— Begin MATERIAL PROVIDED —

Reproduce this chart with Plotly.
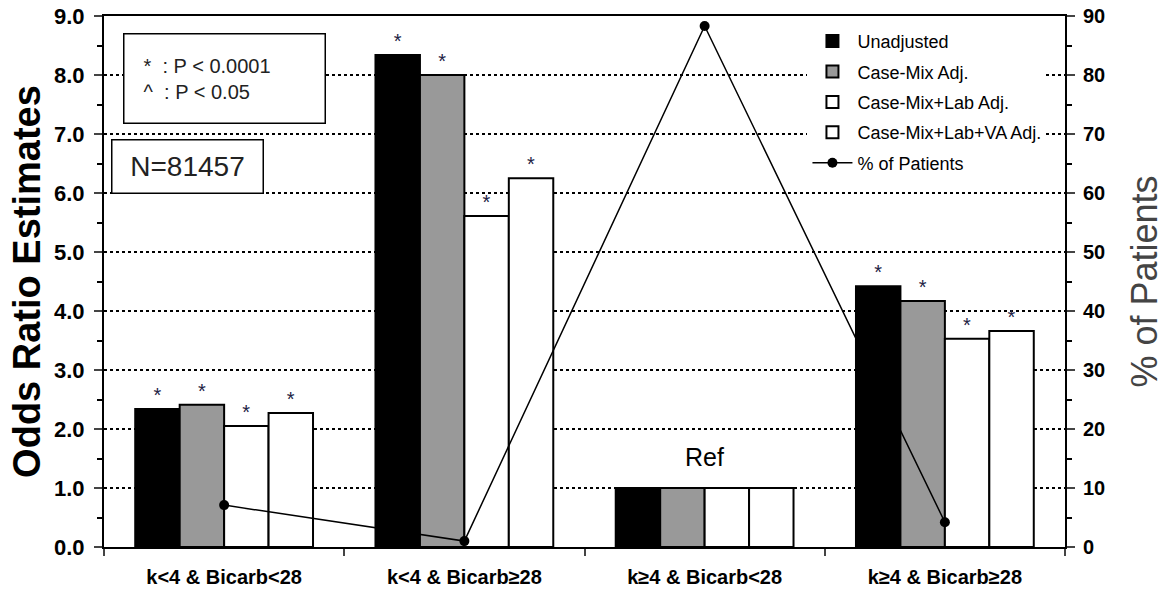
import plotly.graph_objects as go

categories = ["k<4 & Bicarb<28", "k<4 & Bicarb≥28", "k≥4 & Bicarb<28", "k≥4 & Bicarb≥28"]
unadjusted = [2.34, 8.34, 1.0, 4.42]
case_mix = [2.41, 8.00, 1.0, 4.17]
case_mix_lab = [2.05, 5.61, 1.0, 3.53]
case_mix_lab_va = [2.27, 6.25, 1.0, 3.66]
pct_patients = [7.1, 1.0, 88.3, 4.2]
sig_marks = ["*", "*", "", "*"]

FONT = "Liberation Sans, Arial, sans-serif"

fig = go.Figure()
series = [
    ("Unadjusted", unadjusted, "#000000"),
    ("Case-Mix Adj.", case_mix, "#999999"),
    ("Case-Mix+Lab Adj.", case_mix_lab, "#ffffff"),
    ("Case-Mix+Lab+VA Adj.", case_mix_lab_va, "#ffffff"),
]
for i, (name, vals, col) in enumerate(series):
    fig.add_trace(go.Bar(
        x=categories, y=vals, name=name, legendgroup=f"g{i}",
        marker=dict(color=col, line=dict(color="black", width=2)),
        text=sig_marks, textposition="outside",
        textfont=dict(size=20, color="#222244", family=FONT),
        cliponaxis=False, yaxis="y",
    ))

fig.add_trace(go.Scatter(
    x=categories, y=pct_patients, name="% of Patients", mode="lines+markers",
    legendgroup="g5",
    line=dict(color="black", width=1.5), marker=dict(color="black", size=10),
    yaxis="y2",
))

fig.update_layout(
    width=1173, height=594,
    margin=dict(l=104, r=108, t=16, b=47),
    paper_bgcolor="white", plot_bgcolor="white",
    barmode="group", bargap=0.26, bargroupgap=0,
    font=dict(family=FONT, color="black"),
    showlegend=True,
    legend=dict(x=0.732, y=0.987, xanchor="left", yanchor="top",
                bgcolor="rgba(255,255,255,1)", font=dict(size=18, family=FONT),
                tracegroupgap=4, itemwidth=40),
    xaxis=dict(
        type="category", tickson="boundaries", ticks="outside", ticklen=7,
        tickwidth=2, showline=True, linecolor="black", linewidth=2, mirror=True,
        tickfont=dict(size=20, family=FONT, weight="bold"), showgrid=False,
        automargin=False, ticklabelstandoff=11,
    ),
    yaxis=dict(
        range=[0, 9], dtick=1, tickformat=".1f", ticks="outside", ticklen=8,
        tickwidth=2, showline=True, linecolor="black", linewidth=2,
        tickfont=dict(size=22, family=FONT, weight="bold"),
        showgrid=True, gridcolor="black", gridwidth=2, griddash="dot",
        zeroline=False, automargin=False, ticklabelstandoff=5,
        ticklabeloverflow="allow",
        minor=dict(dtick=0.5, ticks="outside", ticklen=5, tickwidth=2, tickcolor="black", showgrid=False),
        title=dict(text="<b>Odds Ratio Estimates</b>", font=dict(size=38, family=FONT), standoff=2),
    ),
    yaxis2=dict(
        range=[0, 90], dtick=10, overlaying="y", side="right", ticks="outside",
        ticklen=8, tickwidth=2, showline=True, linecolor="black", linewidth=2,
        tickfont=dict(size=20, family=FONT, weight="bold"), showgrid=False, zeroline=False,
        automargin=False, ticklabeloverflow="allow", ticklabelstandoff=4,
        minor=dict(dtick=5, ticks="outside", ticklen=5, tickwidth=2, tickcolor="black"),
        title=dict(text="% of Patients", font=dict(size=36, family=FONT, color="#444444"), standoff=28),
    ),
)

fig.add_annotation(x=categories[2], y=1.53, xref="x", yref="y", text="Ref",
                   showarrow=False, font=dict(size=25, family=FONT))

fig.add_annotation(xref="paper", yref="paper", x=0.0198, y=0.968, xanchor="left", yanchor="top",
                   text="&nbsp;&nbsp;*&nbsp;&nbsp;: P < 0.0001<br>&nbsp;&nbsp;^&nbsp;&nbsp;: P < 0.05",
                   align="left", showarrow=False, font=dict(size=20, family=FONT, color="#222222"),
                   width=184, height=72, valign="middle",
                   bordercolor="black", borderwidth=1.5, borderpad=8, bgcolor="white")

fig.add_annotation(xref="paper", yref="paper", x=0.0073, y=0.769, xanchor="left", yanchor="top",
                   text="N=81457", showarrow=False, font=dict(size=28, family=FONT, color="#222222"),
                   width=138, height=40,
                   bordercolor="black", borderwidth=1.5, borderpad=6, bgcolor="white")

# remove the browser's default 8px body margin so the figure fills the window exactly
fig.write_html("out.html", config={"displayModeBar": False},
               post_script="document.body.style.margin='0';")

— End MATERIAL PROVIDED —

• _EXERCISE OBJECTIVE_
Give back exactly the lines from the first line of the data through the line with "import plotly.graph_objects as go", pictures excluded.

• _EXERCISE ANSWER_
Reproduce this chart with Plotly.
import plotly.graph_objects as go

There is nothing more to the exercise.